Has anyone managed to upload PDFs to Google Docs with the Python GData API? Any tips or tricks would be really helpful. I’ve been stuck on this for a while and can’t figure out what I’m doing wrong.
Here’s a simple example of what I’ve tried:
def upload_file(file_path):
doc = gdata.docs.data.Resource(type='file', title=os.path.basename(file_path))
media = gdata.data.MediaSource()
media.set_file_handle(file_path, 'application/pdf')
try:
uploaded = client.Upload(doc, media)
print(f'Uploaded: {uploaded.title.text}')
except Exception as e:
print(f'Upload failed: {str(e)}')
upload_file('my_document.pdf')
Any ideas what could be going wrong?
I’ve been down this road before, and it can be frustrating. One thing that worked for me with PDFs was adjusting the chunk size when uploading. Sometimes larger files need to be sent in smaller pieces. Try setting a smaller chunk size, like 262144 bytes, and see if that helps.

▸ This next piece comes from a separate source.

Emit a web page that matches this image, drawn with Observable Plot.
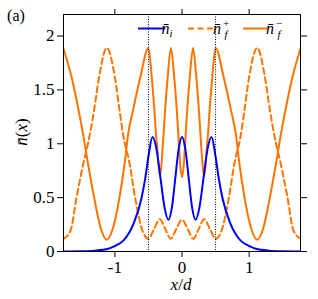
<!DOCTYPE html>
<html><head><meta charset="utf-8">
<script src="https://cdn.jsdelivr.net/npm/d3@7"></script>
<script src="https://cdn.jsdelivr.net/npm/@observablehq/plot@0.6"></script>
<style>html,body{margin:0;padding:0;background:#fff;overflow:hidden}</style>
</head><body><div id="chart"></div>
<script>
// ---- data ----
const xTicks = [-1, 0, 1];
const yTicks = [0, 0.5, 1, 1.5, 2];
const wellEdges = [-0.5, 0.5];

// n̄_i (blue)
const niX = [-1.768,-1.5,-1.3,-1.1,-1.02,-0.94,-0.86,-0.72,-0.605,-0.55,-0.5,-0.44,-0.38,-0.32,-0.26,-0.203,-0.15,-0.10,-0.05,0,
             0.05,0.10,0.15,0.203,0.26,0.32,0.38,0.44,0.5,0.55,0.605,0.72,0.86,0.94,1.02,1.1,1.3,1.5,1.768];
const niY = [0.001,0.003,0.008,0.025,0.045,0.07,0.11,0.26,0.49,0.67,0.88,1.062,0.95,0.68,0.41,0.295,0.41,0.68,0.95,1.062,
             0.95,0.68,0.41,0.295,0.41,0.68,0.95,1.062,0.88,0.67,0.49,0.26,0.11,0.07,0.045,0.025,0.008,0.003,0.001];

// n̄_f^+ (orange dashed)
const fPlusX = [-1.768,-1.66,-1.57,-1.47,-1.375,-1.31,-1.235,-1.12,-1.0,-0.93,-0.875,-0.78,-0.70,-0.59,-0.5,
                -0.415,-0.33,-0.25,-0.168,-0.085,0,0.085,0.168,0.25,0.33,0.415,
                0.5,0.59,0.70,0.78,0.875,0.93,1.0,1.12,1.235,1.31,1.375,1.47,1.57,1.66,1.768];
const fPlusY = [0.118,0.195,0.505,0.815,1.078,1.31,1.619,1.89,1.619,1.31,1.078,0.815,0.505,0.195,0.118,
                0.21,0.30,0.21,0.118,0.21,0.294,0.21,0.118,0.21,0.30,0.21,
                0.118,0.195,0.505,0.815,1.078,1.31,1.619,1.89,1.619,1.31,1.078,0.815,0.505,0.195,0.118];

// n̄_f^- (orange solid)
const fMinusX = [-1.768,-1.645,-1.54,-1.47,-1.40,-1.31,-1.20,-1.12,-1.04,-0.93,-0.855,-0.805,-0.73,-0.62,-0.5,
                 -0.451,-0.411,-0.386,-0.37,-0.352,-0.33,-0.305,-0.276,-0.252,-0.213,-0.165,-0.116,-0.077,-0.054,-0.028,0,
                 0.028,0.054,0.077,0.116,0.165,0.213,0.252,0.276,0.305,0.33,0.352,0.37,0.386,0.411,0.451,
                 0.5,0.62,0.73,0.805,0.855,0.93,1.04,1.12,1.20,1.31,1.40,1.47,1.54,1.645,1.768];
const fMinusY = [1.89,1.619,1.31,1.078,0.815,0.505,0.195,0.109,0.195,0.505,0.815,1.078,1.31,1.619,1.89,
                 1.619,1.31,1.078,0.97,0.815,0.70,0.815,1.078,1.31,1.619,1.89,1.619,1.31,1.078,0.815,0.69,
                 0.815,1.078,1.31,1.619,1.89,1.619,1.31,1.078,0.815,0.70,0.815,0.97,1.078,1.31,1.619,
                 1.89,1.619,1.31,1.078,0.815,0.505,0.195,0.109,0.195,0.505,0.815,1.078,1.31,1.619,1.89];

const legendLabels = ["i", "+", "\u2212"];
// ---------------------------------------

const BLUE = "#0000ff", ORANGE = "#ff7400";
const rows = (xs, ys) => xs.map((x, i) => ({x, y: ys[i]}));
const ni = rows(niX, niY), fPlus = rows(fPlusX, fPlusY), fMinus = rows(fMinusX, fMinusY);
const FONT = "Liberation Serif";

const plot = Plot.plot({
  width: 318, height: 299,
  marginLeft: 63, marginRight: 18, marginTop: 14, marginBottom: 48,
  style: {fontFamily: FONT, fontSize: "17px", background: "white", color: "black"},
  x: {domain: [-1.765, 1.765], ticks: xTicks},
  y: {domain: [0, 2.2], ticks: yTicks},
  marks: [
    Plot.line(fPlus, {x: "x", y: "y", stroke: ORANGE, strokeWidth: 2, strokeDasharray: "6,3.5", curve: "monotone-x", clip: true}),
    Plot.line(fMinus, {x: "x", y: "y", stroke: ORANGE, strokeWidth: 2, curve: "monotone-x", clip: true}),
    Plot.line(ni, {x: "x", y: "y", stroke: BLUE, strokeWidth: 2, curve: "monotone-x", clip: true}),
    Plot.ruleX(wellEdges, {stroke: "black", strokeWidth: 1, strokeDasharray: "1,1.5"}),
    Plot.axisX({anchor: "bottom", ticks: xTicks, tickSize: 6, tickPadding: 3, label: null,
                tickFormat: d => d < 0 ? "-" + (-d) : String(d), fontSize: 17}),
    Plot.axisX({anchor: "top", ticks: xTicks, tickSize: 6, label: null, tickFormat: () => ""}),
    Plot.axisY({anchor: "left", ticks: yTicks, tickSize: 6, tickPadding: 3, label: null, tickFormat: d => String(d), fontSize: 17}),
    Plot.axisY({anchor: "right", ticks: yTicks, tickSize: 6, label: null, tickFormat: () => ""}),
    Plot.frame({stroke: "black", strokeWidth: 1})
  ]
});
document.getElementById("chart").appendChild(plot);

const svg = d3.select(plot);
const g = svg.append("g").attr("fill", "black").attr("font-family", FONT);

// panel label
g.append("text").attr("x", 16).attr("y", 21).attr("font-size", 16).text("(a)");

// x label
const xl = g.append("text").attr("x", 181).attr("y", 290).attr("text-anchor", "middle").attr("font-size", 17);
xl.append("tspan").attr("font-style", "italic").text("x");
xl.append("tspan").text("/");
xl.append("tspan").attr("font-style", "italic").text("d");

// y label
const yl = g.append("text").attr("transform", "translate(27,132) rotate(-90)").attr("text-anchor", "middle").attr("font-size", 17);
yl.append("tspan").attr("font-style", "italic").text("n\u0304");
yl.append("tspan").text("(");
yl.append("tspan").attr("font-style", "italic").text("x");
yl.append("tspan").text(")");

// legend
const ly = 28.5;
const items = [
  {x0: 138, x1: 165, tx: 167, color: BLUE, dash: null, lab: legendLabels[0]},
  {x0: 188, x1: 215, tx: 217, color: ORANGE, dash: "6,3.5", lab: legendLabels[1]},
  {x0: 243, x1: 268, tx: 270, color: ORANGE, dash: null, lab: legendLabels[2]}
];
items.forEach((it, k) => {
  g.append("line").attr("x1", it.x0).attr("x2", it.x1).attr("y1", ly).attr("y2", ly)
    .attr("stroke", it.color).attr("stroke-width", 2).attr("stroke-dasharray", it.dash);
  const t = g.append("text").attr("x", it.tx).attr("y", ly + 5).attr("font-size", 16).attr("font-style", "italic");
  t.append("tspan").text("n\u0304");
  if (k === 0) {
    t.append("tspan").attr("font-size", 11).attr("dy", 3).text(it.lab);
  } else {
    t.append("tspan").attr("x", it.tx + 9).attr("dy", -7).attr("font-size", 11).attr("font-style", "normal").text(it.lab);
    t.append("tspan").attr("x", it.tx + 9).attr("dy", 11).attr("font-size", 11).text("f");
  }
});
</script>
</body></html>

For PPTX files, I ended up using a hybrid approach. I’d upload them as-is to Google Drive first using their API, then use GData to import them into Docs. It’s not elegant, but it got the job done.
Also, double-check your OAuth scopes. Make sure you have the correct permissions for file creation and upload. I once spent hours debugging only to realize I was missing a crucial scope.
Lastly, consider logging the full response from the API when uploads fail. Sometimes there’s valuable info in there that doesn’t make it to the exception message.
I’ve encountered similar issues with PDF uploads using the GData API. One workaround I found effective was to use the ‘application/octet-stream’ MIME type instead of ‘application/pdf’. This seems to bypass some of the API’s file type restrictions.
For PPTX files, you might try converting them to PDF first using a library like python-pptx, then uploading the resulting PDF. It’s not ideal, but it can work in a pinch.
Another option worth exploring is switching to the newer Google Drive API. It offers more robust file handling and supports a wider range of formats. The migration might take some effort, but it could solve your upload issues in the long run.
Remember to check your file sizes too. There are upload limits that can cause silent failures if exceeded.
hey there, i’ve had some luck with pdfs using the drive api instead of gdata. it’s a bit more modern and handles different file types better. for pptx, you could try zipping them first before uploading. that sometimes works for unsupported formats. just my 2 cents!